The researchers observed a similar distribution pattern of high-risk blood group A and low-risk blood group O in the dead patients. Specifically, the proportions of blood groups A, B, AB and O in the 206 dead patients were 41.26%, 24.27%, 9.22%, and 25.24%, respectively, say experts.
"Blood group O was associated with a lower risk of death compared with non-O groups, with an OR of 0.660. On the contrary, blood group A was associated with a higher risk of death compared with non-A groups, with an OR of 1.482," says the study.
The second analysis, which examined 113 patients with COVID-19 from the Renmin Hospital of Wuhan University, also had similar results. The analysis shows that 45 (39.82%) patients had type A blood group, the highest in the group.
"Specifically, compared with non-O groups, blood group O was significantly associated with a lower risk of infection. Compared with non-A blood groups, blood group A displayed higher relative risk than those observed in patients from Wuhan Jinyintan Hospital," says the team.
The study further says that the ABO blood group in 23,368 normal people in Shenzhen displayed a percentage distribution of 28.77%, 25.14%, 7.32% and 38.77% for A, B, AB, and O, respectively.
The third analysis of 285 patients with COVID-19 from Shenzhen showed proportions of blood groups A, B, AB and O to be 28.77%, 29.12%, 13.68%, and 28.42%, respectively.
"Similarly, a significantly lower risk of infection was associated with blood group O. Additionally, we found that blood group AB had an increased risk of infection in this group," the findings state.
According to researchers, the results demonstrate that the ABO blood type is a biomarker for "differential susceptibility" of COVID-19. "We, for the first time, report a link between COVID-19 susceptibility and the ABO blood group, demonstrating the latter to be a biomarker differentiating the former," conclude the researchers.
They say that the lower susceptibility of blood group O and higher susceptibility of blood group A for COVID-19 "could be linked to the presence of natural anti-blood group antibodies, particularly anti-A antibody," in the blood.
"This hypothesis will need direct studies to prove.

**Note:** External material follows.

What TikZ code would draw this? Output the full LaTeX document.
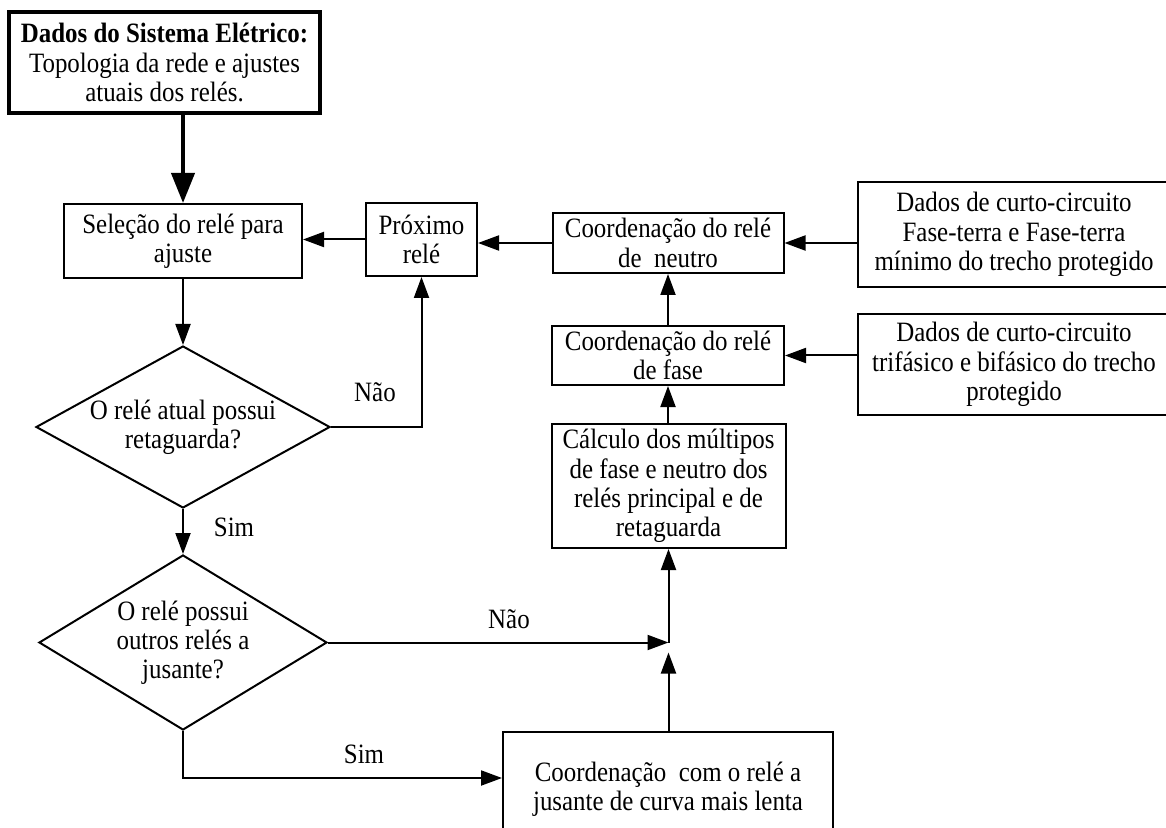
\documentclass[tikz,border=0pt]{standalone}
\usepackage{fontspec}
\setmainfont{Liberation Serif}[FakeStretch=0.89]
\usetikzlibrary{arrows.meta,shapes.geometric}
\begin{document}
\begin{tikzpicture}[x=0.5pt,y=-0.5pt,
  every node/.style={font=\fontsize{14}{14.6}\selectfont},
  box/.style={draw,line width=1pt,rectangle,inner sep=0pt,align=center},
  dec/.style={draw,line width=1pt,diamond,inner sep=0pt},
  lbl/.style={inner sep=0pt,align=center},
  flow/.style={line width=1pt,-{Triangle[length=10.5pt,width=7.5pt]}},
  heavy/.style={line width=2pt,-{Triangle[length=15pt,width=11.5pt]}}]
\useasboundingbox (0,0) rectangle (1166,828);
\clip (0,0) rectangle (1166,828);

% boxes
\node[box,line width=2pt,minimum width=155.5pt,minimum height=50.5pt] (top) at (164.5,62.5)
  {\textbf{Dados do Sistema Elétrico:}\\Topologia da rede e ajustes\\atuais dos relés.};
\node[box,minimum width=119pt,minimum height=37pt] (sel) at (183,241) {Seleção do relé para\\ajuste};
\node[box,minimum width=55.5pt,minimum height=36.5pt] (prox) at (421.5,239.5) {Próximo\\relé};
\node[box,minimum width=115.5pt,minimum height=30pt] (neutro) at (668,243) {Coordenação do relé\\de\ \ neutro};
\node[box,minimum width=116pt,minimum height=29.5pt] (fase) at (668,355.5) {Coordenação do relé\\de fase};
\node[box,minimum width=117pt,minimum height=62pt] (calc) at (668.5,486)
  {Cálculo dos múltipos\\de fase e neutro dos\\relés principal e de\\retaguarda};
\node[box,minimum width=156pt,minimum height=52.5pt] (curtoN) at (1014,234.5)
  {Dados de curto-circuito\\Fase-terra e Fase-terra\\mínimo do trecho protegido};
\node[box,minimum width=156pt,minimum height=50.5pt] (curtoF) at (1014,364.5)
  {Dados de curto-circuito\\trifásico e bifásico do trecho\\protegido};
\node[box,minimum width=165pt,minimum height=57pt] (bottom) at (668,789)
  {Coordenação\ \ com o relé a\\jusante de curva mais lenta};

% decisions
\node[dec,minimum width=147pt,minimum height=81pt] (d1) at (183,427) {};
\node[lbl] (d1t) at (d1) {O relé atual possui\\retaguarda?};
\node[dec,minimum width=144pt,minimum height=87.5pt] (d2) at (183,642.5) {};
\node[lbl] (d2t) at (d2) {O relé possui\\outros relés a\\jusante?};

% junction below the multiples box
\coordinate (j) at (calc.south |- d2.east);
\coordinate (jb) at ([yshift=-5pt]j);

% connectors
\draw[heavy] (top.south -| sel.north) -- (sel.north);
\draw[flow] (sel.south) -- (d1.north);
\draw[flow] (prox.west) -- (prox.west -| sel.east);
\draw[flow] (neutro.west) -- (neutro.west -| prox.east);
\draw[flow] (curtoN.west |- neutro.east) -- (neutro.east);
\draw[flow] (curtoF.west |- fase.east) -- (fase.east);
\draw[flow] (fase.north) -- (neutro.south);
\draw[flow] (calc.north -| fase.south) -- (fase.south);
\draw[flow] (d1.east) -| (prox.south);
\draw[flow] (d1.south) -- (d2.north);
\draw[flow] (d2.east) -- (j);
\draw[flow] (j) -- (calc.south);
\draw[flow] (bottom.north -| jb) -- (jb);
\draw[flow] (d2.south) |- ([yshift=5.5pt]bottom.west);

% branch labels
\node[lbl] (n1) at (375,392) {Não};
\node[lbl] (s1) at (234,527) {Sim};
\node[lbl] (n2) at (509,619) {Não};
\node[lbl] (s2) at (364,754) {Sim};
\end{tikzpicture}
\end{document}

There may also be other mechanisms underlying the ABO blood group-differentiated susceptibility for COVID-19 that require further studies to elucidate," says the team.
The findings have potential clinical implications given the current COVID-19 crisis. The experts recommend that people with blood group A might need particularly "strengthened personal protection" to reduce the chance of infection.
"COVID-19-infected patients with blood group A might need to receive more vigilant surveillance and aggressive treatment. It might be helpful to introduce ABO blood typing in both patients and medical personnel as a routine part of the management of COVID-19 and other coronavirus infections, to help define the management options and assess risk exposure levels of people," says the team.
They, however, add that further studies are needed on this aspect and one should be cautious to use this study to guide clinical practice at this time.